Aim: Exactly the lines from the line containing "Rebuild this chart" through the line containing "PW, PH = W - ML - MR, H - MT - MB" are to be echoed, with both included and pictures left out.

━━━ Extracted records ━━━

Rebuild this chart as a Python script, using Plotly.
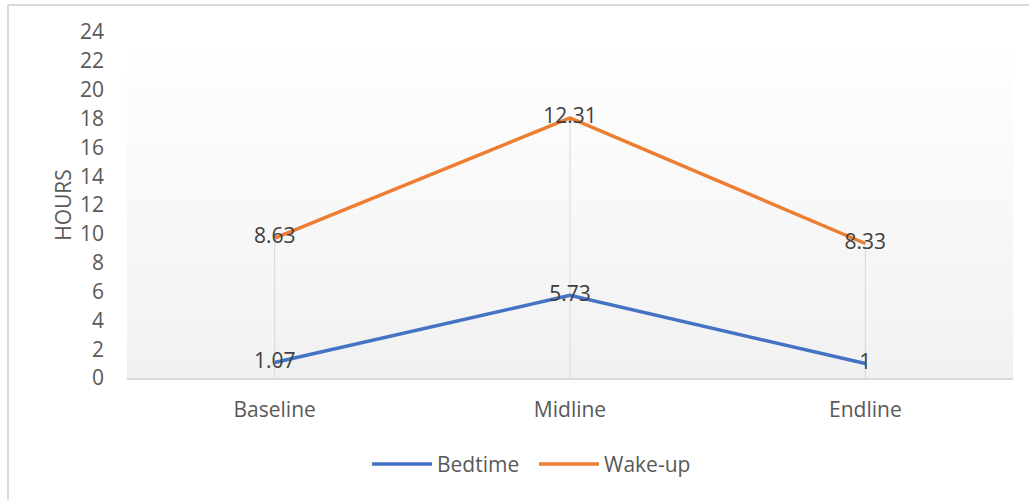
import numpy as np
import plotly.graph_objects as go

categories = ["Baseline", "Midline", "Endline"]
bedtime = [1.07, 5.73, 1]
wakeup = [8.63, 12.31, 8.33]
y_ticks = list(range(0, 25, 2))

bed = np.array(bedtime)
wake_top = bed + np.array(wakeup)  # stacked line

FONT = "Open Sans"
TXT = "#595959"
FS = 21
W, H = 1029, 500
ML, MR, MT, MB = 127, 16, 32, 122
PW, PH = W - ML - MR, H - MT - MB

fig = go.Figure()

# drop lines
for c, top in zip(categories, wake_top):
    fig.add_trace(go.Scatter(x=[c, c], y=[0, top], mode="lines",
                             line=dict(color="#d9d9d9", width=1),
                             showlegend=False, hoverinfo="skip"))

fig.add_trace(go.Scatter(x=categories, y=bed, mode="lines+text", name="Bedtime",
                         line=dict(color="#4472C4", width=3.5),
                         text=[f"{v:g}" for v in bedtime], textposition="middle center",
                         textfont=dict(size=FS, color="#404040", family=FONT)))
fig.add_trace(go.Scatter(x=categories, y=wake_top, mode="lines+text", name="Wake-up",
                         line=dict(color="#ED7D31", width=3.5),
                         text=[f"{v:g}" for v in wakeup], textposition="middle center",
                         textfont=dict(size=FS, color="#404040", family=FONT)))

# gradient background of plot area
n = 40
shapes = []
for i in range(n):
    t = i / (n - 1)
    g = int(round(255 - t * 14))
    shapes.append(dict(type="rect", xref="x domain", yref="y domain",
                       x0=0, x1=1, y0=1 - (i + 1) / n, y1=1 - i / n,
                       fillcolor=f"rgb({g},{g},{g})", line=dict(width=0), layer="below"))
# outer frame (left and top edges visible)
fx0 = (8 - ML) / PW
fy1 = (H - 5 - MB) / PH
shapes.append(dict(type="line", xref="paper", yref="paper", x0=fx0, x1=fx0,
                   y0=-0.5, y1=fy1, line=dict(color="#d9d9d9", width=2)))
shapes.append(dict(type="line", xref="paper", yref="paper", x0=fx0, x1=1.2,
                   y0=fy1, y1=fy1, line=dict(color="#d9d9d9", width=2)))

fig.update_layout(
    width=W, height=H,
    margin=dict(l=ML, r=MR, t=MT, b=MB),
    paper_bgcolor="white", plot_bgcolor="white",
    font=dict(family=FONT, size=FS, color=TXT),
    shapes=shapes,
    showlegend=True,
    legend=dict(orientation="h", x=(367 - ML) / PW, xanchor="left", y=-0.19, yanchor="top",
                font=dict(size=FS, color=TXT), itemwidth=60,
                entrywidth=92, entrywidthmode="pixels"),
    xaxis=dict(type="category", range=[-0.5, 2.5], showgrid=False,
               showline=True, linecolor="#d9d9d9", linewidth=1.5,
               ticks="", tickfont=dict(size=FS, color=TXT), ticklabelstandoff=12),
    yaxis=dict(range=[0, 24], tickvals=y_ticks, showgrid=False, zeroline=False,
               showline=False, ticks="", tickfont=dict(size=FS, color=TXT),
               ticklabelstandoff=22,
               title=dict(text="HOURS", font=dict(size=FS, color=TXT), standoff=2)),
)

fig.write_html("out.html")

━━━
━━━ Extracted records ━━━

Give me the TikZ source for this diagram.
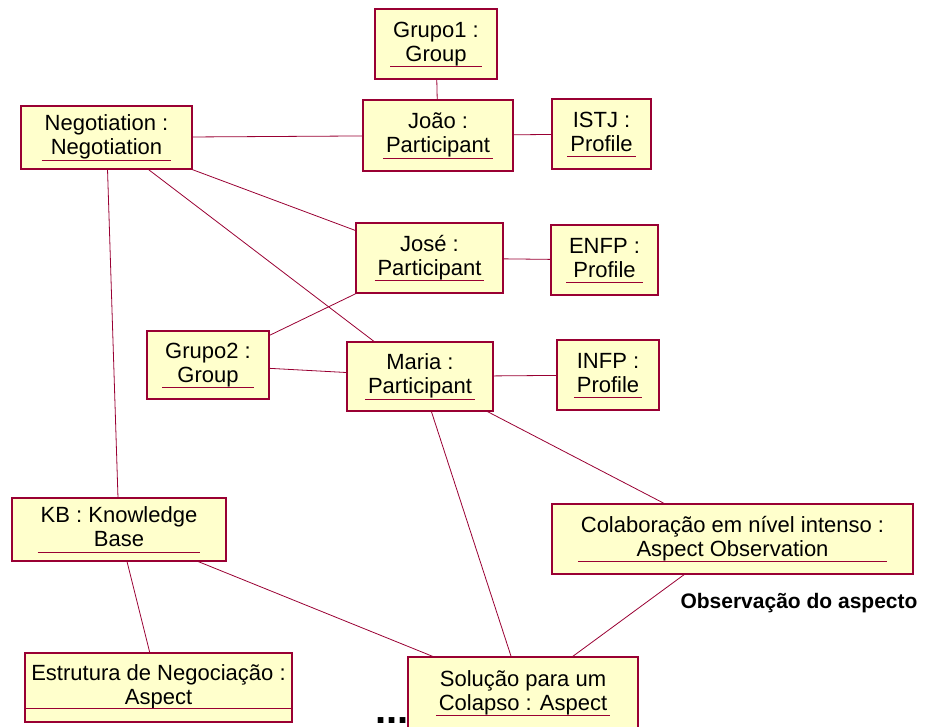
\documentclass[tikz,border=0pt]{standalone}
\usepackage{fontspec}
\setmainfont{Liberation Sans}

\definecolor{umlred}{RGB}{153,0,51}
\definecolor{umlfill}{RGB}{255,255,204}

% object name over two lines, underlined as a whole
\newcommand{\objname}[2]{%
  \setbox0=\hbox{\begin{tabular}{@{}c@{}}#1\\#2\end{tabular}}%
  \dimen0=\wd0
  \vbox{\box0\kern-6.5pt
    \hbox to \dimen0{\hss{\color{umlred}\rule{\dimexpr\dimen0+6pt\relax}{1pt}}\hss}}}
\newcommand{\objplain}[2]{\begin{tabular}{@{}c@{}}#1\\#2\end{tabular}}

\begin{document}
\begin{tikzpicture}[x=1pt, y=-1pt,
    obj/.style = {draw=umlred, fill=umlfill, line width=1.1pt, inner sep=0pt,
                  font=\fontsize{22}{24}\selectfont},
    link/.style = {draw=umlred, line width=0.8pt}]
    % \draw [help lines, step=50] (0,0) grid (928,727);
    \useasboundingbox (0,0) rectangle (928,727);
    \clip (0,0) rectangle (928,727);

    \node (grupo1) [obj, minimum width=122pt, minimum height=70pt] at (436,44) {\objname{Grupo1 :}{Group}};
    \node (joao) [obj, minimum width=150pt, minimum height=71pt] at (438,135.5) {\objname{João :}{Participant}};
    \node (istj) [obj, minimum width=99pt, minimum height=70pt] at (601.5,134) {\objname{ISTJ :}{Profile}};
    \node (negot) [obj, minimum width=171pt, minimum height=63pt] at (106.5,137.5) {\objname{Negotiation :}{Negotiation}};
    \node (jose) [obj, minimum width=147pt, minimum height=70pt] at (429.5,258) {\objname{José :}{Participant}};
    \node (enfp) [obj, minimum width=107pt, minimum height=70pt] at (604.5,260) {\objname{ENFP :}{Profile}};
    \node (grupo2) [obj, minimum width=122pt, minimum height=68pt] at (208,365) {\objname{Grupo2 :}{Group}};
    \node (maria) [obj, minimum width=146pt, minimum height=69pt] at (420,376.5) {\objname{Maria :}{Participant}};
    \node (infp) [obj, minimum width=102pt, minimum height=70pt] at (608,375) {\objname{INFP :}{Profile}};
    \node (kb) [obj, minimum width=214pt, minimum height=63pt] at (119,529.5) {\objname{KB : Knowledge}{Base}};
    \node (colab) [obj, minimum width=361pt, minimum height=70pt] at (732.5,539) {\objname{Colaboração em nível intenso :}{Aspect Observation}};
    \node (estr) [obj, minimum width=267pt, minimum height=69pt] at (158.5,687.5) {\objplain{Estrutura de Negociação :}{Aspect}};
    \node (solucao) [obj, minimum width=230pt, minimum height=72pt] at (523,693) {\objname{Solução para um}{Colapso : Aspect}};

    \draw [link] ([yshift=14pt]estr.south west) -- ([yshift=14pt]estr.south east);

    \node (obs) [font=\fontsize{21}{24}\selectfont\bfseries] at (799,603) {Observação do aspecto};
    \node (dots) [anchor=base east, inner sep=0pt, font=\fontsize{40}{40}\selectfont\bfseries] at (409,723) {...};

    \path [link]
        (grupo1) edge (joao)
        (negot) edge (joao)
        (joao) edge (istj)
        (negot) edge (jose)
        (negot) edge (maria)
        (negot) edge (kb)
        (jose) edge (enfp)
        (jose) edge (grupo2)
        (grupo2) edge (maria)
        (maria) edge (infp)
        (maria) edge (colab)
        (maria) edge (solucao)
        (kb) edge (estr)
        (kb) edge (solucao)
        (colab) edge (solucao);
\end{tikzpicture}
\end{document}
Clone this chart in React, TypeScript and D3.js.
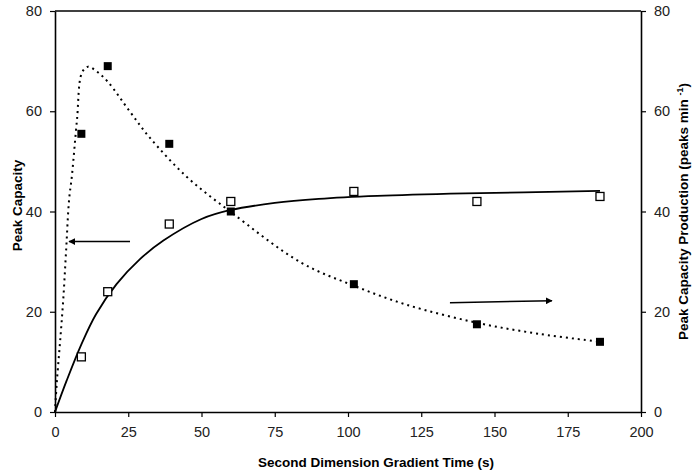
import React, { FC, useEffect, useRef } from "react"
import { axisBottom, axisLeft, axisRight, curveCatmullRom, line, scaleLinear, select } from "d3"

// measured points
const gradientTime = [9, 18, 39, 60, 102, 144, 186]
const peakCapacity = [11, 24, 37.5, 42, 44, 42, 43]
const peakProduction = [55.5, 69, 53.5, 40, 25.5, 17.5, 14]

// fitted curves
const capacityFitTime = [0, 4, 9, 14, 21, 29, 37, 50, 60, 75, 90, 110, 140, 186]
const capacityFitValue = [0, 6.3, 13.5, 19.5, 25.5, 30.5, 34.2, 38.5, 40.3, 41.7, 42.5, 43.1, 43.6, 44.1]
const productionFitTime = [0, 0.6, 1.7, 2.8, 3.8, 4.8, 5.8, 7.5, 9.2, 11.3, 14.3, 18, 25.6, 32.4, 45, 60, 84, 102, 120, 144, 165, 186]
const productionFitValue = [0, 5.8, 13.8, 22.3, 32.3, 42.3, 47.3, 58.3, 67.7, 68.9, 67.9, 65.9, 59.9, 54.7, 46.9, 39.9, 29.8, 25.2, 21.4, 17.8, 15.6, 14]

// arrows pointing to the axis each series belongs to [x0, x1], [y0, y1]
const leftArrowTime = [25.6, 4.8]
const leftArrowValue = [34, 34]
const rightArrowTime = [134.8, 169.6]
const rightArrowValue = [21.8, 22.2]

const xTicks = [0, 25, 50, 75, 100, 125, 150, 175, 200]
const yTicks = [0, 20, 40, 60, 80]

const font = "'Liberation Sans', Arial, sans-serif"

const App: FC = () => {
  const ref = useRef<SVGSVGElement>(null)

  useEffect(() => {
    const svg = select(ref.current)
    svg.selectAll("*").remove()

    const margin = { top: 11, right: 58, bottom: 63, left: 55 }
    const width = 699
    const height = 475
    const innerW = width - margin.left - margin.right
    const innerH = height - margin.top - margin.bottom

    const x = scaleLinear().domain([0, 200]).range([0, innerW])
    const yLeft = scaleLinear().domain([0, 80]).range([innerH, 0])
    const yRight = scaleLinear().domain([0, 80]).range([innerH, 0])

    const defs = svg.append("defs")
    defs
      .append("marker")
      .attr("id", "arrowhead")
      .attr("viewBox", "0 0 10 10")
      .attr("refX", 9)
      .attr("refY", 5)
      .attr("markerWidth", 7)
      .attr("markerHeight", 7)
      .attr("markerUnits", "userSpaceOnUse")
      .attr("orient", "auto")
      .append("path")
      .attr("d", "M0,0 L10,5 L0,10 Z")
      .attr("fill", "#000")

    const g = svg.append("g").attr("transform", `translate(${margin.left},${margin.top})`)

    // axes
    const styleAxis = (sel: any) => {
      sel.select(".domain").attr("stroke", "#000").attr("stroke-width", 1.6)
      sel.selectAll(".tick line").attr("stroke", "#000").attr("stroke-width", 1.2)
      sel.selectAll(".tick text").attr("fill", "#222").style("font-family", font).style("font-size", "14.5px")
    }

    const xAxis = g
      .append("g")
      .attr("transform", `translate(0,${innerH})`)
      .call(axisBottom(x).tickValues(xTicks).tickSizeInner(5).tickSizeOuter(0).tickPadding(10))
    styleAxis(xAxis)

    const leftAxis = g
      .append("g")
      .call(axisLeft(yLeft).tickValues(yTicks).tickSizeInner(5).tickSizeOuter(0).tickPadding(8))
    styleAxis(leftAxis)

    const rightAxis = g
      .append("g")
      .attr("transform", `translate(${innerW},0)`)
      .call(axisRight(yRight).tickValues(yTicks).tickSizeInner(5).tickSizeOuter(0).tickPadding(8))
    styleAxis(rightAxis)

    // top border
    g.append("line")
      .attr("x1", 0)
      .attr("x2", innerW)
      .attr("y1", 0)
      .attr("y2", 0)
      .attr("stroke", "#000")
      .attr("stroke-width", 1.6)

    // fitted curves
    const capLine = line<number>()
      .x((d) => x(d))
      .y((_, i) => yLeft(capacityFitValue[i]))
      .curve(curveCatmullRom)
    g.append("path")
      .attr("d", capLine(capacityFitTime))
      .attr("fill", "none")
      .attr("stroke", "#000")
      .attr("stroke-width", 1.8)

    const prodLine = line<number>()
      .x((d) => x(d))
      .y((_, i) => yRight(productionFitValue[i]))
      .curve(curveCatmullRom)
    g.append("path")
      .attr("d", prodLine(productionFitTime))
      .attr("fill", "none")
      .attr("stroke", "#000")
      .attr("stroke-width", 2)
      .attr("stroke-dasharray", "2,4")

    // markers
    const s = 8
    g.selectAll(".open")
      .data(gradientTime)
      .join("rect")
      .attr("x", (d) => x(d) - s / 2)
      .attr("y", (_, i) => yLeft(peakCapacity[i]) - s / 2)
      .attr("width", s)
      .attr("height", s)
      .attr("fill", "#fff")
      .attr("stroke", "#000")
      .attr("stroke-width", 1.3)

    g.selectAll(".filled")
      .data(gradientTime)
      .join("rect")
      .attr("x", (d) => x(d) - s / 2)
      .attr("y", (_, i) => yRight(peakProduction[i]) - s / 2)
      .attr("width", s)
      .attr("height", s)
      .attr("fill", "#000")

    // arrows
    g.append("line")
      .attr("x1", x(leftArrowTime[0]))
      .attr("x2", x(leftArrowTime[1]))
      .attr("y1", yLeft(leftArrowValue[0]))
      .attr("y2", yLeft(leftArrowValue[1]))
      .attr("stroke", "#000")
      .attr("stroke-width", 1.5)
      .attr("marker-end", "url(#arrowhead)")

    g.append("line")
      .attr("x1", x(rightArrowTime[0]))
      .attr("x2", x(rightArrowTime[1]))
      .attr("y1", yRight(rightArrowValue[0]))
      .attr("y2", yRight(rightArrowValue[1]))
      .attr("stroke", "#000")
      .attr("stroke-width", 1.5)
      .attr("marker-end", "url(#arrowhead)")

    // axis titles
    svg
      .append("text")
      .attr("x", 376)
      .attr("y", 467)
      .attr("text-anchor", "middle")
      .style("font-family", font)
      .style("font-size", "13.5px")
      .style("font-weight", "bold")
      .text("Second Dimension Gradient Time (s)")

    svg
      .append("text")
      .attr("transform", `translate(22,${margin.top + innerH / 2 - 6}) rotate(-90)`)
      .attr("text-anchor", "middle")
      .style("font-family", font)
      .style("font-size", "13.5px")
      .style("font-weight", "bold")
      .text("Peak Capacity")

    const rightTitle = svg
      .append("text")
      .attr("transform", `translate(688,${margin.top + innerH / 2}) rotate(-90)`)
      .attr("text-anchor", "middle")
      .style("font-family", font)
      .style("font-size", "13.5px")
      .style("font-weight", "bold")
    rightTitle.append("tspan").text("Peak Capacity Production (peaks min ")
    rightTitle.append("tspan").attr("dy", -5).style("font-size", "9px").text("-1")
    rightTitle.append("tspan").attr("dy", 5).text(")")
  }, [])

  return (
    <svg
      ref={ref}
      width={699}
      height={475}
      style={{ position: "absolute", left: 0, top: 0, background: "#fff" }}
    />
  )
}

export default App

━━━

Written response:
Rebuild this chart as a Python script, using Plotly.
import numpy as np
import plotly.graph_objects as go

categories = ["Baseline", "Midline", "Endline"]
bedtime = [1.07, 5.73, 1]
wakeup = [8.63, 12.31, 8.33]
y_ticks = list(range(0, 25, 2))

bed = np.array(bedtime)
wake_top = bed + np.array(wakeup)  # stacked line

FONT = "Open Sans"
TXT = "#595959"
FS = 21
W, H = 1029, 500
ML, MR, MT, MB = 127, 16, 32, 122
PW, PH = W - ML - MR, H - MT - MB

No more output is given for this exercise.